Die »New York Times« schrieb am 4. November 1925: »Gabriel Louville [sic], 45, bekannt als Max Linder und seine zwanzigjährige Frau nahmen sich am Samstag in einem Pariser Hotel das Leben, indem sie Gift tranken und sich die Pulsadern aufschnitten. Das Paar wurde in ein Krankenhaus eingeliefert, wo das Mädchen sofort starb. Linder folgte ihr sechs Stunden später nach.« Die »Vossische Zeitung« konnte schon mit etwas mehr Details aufwarten: »Noch vor wenigen Tagen hatte er eine Million Franken in 45 Arbeitstagen verdient. Vor einigen Wochen war er von der Ehrenstelle eines Präsidenten des Vereins der Kinoregisseure geschieden und er hatte diesen Rücktritt mit so seltsamen Vorwänden begründet, daß bereits damals seine Freunde über seinen Nervenzustand sehr beunruhigt waren. Freilich ahnte niemand, daß er seine häufigen Äußerungen der Lebensunlust so bald und auf so grausame Weise in die Tat umsetzen würde.«
Es wurden allerdings auch Stimmen laut, die behaupteten, Linder habe seine junge Frau gegen ihren Willen umgebracht. Trotz aller Zweifel ist es die Legende vom Selbstmordpakt, die überdauerte. Als Chaplin vom Tod Linders erfuhr, legte man in seinem Studio für einen Tag die Arbeit nieder.
Erst in den 1960ern begann man die Filme des Slapstick-Genies wiederzuentdecken und seinen Platz in der Filmgeschichte zu würdigen. Von seinen über 500 Kurzfilmen wurden bis heute nur 105 wiederentdeckt.
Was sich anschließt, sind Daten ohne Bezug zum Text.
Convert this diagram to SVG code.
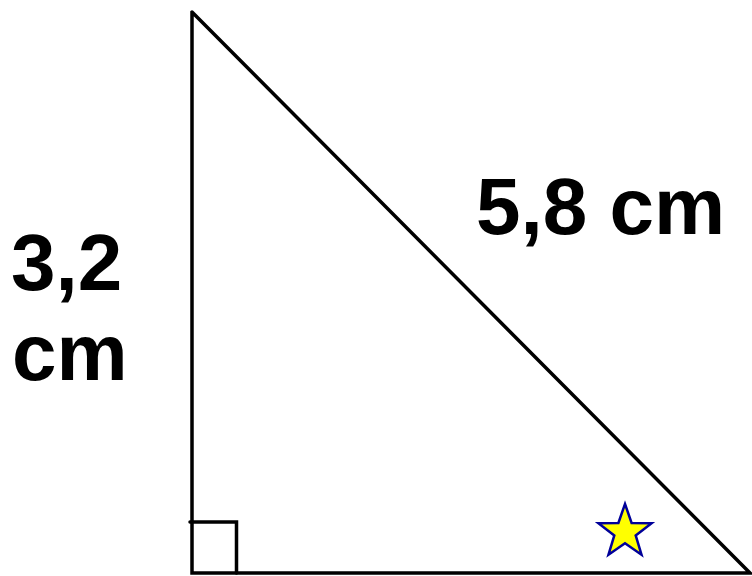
<svg xmlns="http://www.w3.org/2000/svg" width="752" height="576" viewBox="0 0 752 576">
<style>
.ln{fill:none;stroke:#000;stroke-width:3.5;stroke-linejoin:miter;stroke-linecap:round}
.lbl{font-family:"Liberation Sans",Arial,sans-serif;font-weight:bold;font-size:80px;fill:#000}
</style>
<rect width="752" height="576" fill="#fff"/>
<g id="triangle">
<polyline class="ln" points="192,12 192,573 750,573 192,12"/>
</g>
<g id="right-angle">
<polyline class="ln" points="190,522 236.5,522 236.5,573"/>
</g>
<g id="star">
<polygon points="625,504 631.6,522.9 651.6,523.3 635.7,535.4 641.5,554.7 625,543.2 608.5,554.7 614.3,535.4 598.4,523.3 618.4,522.9" fill="#ffff00" stroke="#000099" stroke-width="2.5" stroke-linejoin="miter"/>
</g>
<g id="labels">
<text class="lbl" x="476" y="234">5,8 cm</text>
<text class="lbl" x="11" y="290">3,2</text>
<text class="lbl" x="12" y="380">cm</text>
</g>
</svg>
Max Linder; eigentlich Gabriel-Maximilien Leuvielle (* 16. Dezember 1883 in Saint-Loubès, Département Gironde; † 31. Oktober 1925 in Paris) war ein französischer Filmschauspieler, Drehbuchautor und Regisseur.


Art Acord

Der sprachlose Westernpionier

Arthemus Ward Acord war einer der ersten Westernhelden des Films. Mit seinen perlenverzierten Revolvergürteln und silberbeschlagenen Stiefeln ähnelte er jedoch anfangs eher einer Zirkusattraktion. Der Sohn einer Mormonen-Familie, der stets behauptete, von Indianern abzustammen, hatte schon in jungen Jahren Kühe gehütet. Dadurch bestens geschult, schloss er sich Dick Stanleys Wild-West-Show an; was ihn jedoch nicht hinderte, sich gleichzeitig einen Namen auf Rodeos zu machen. Später wechselte er zur mittlerweile legendären Buffalo Bill Wild West-Show, mit der er ganz Europa bereiste.
1909 verschlug es Acord zum Film, wo ihm seine exzellenten Fähigkeiten als Reiter und Akrobat rasch den Titel »The Cowboy King« einbrachten. Allein seine Rollennamen Buck Parvin, Lance Lighton oder Bill Bradley versprachen Testosteron pur. Ein treues »Wunderpferd« namens Raven und ein nicht minder treuer Hund, der auf den Namen Rex hörte, vervollständigten das populäre Helden-Trio.
Obwohl es nun eine angenehmere Art gab, seine Brötchen zu verdienen, nahm er noch immer an Rodeos teil, gewann 1912 und 1916 sogar die »World Steer Wrestling Championship«. Er spielte im ersten Film des legendären Monumentalfilmers Cecil B. De Mille mit und trat an der Seite des damals berühmten Vamps Theda Bara in einer der ersten Shakespeare-Verfilmungen auf. Aus dem unbedarften Kuhjungen war ein Star geworden.
Im Umgang mit seinen Kollegen war Accord ein höflicher, zuvorkommender Mensch, doch beim geringsten Kontakt mit Alkohol änderte sich sein Wesen schlagartig. Wutausbrüche endeten nicht selten in handfesten Schlägereien. Als Regisseur Victor Fleming (»Vom Winde verweht«) eines Tages anzweifelte, dass tatsächlich Indianerblut in seinen Adern floss, brach ihm der angesäuselte »Cowboy King« prompt das Nasenbein.

Acord
»The Riding Rascal« (1926): In zwanzig Jahren trat Acord in über hundert Filmen auf. Sein Neffe, Floyd Gottfredson, der über vier Jahrzehnte als Zeichner für Walt Disney gearbeitet hatte, ließ Mickey Mouse später in vielen Wildwest-Episoden auftreten, die von Acords Streifen beeinflusst worden waren.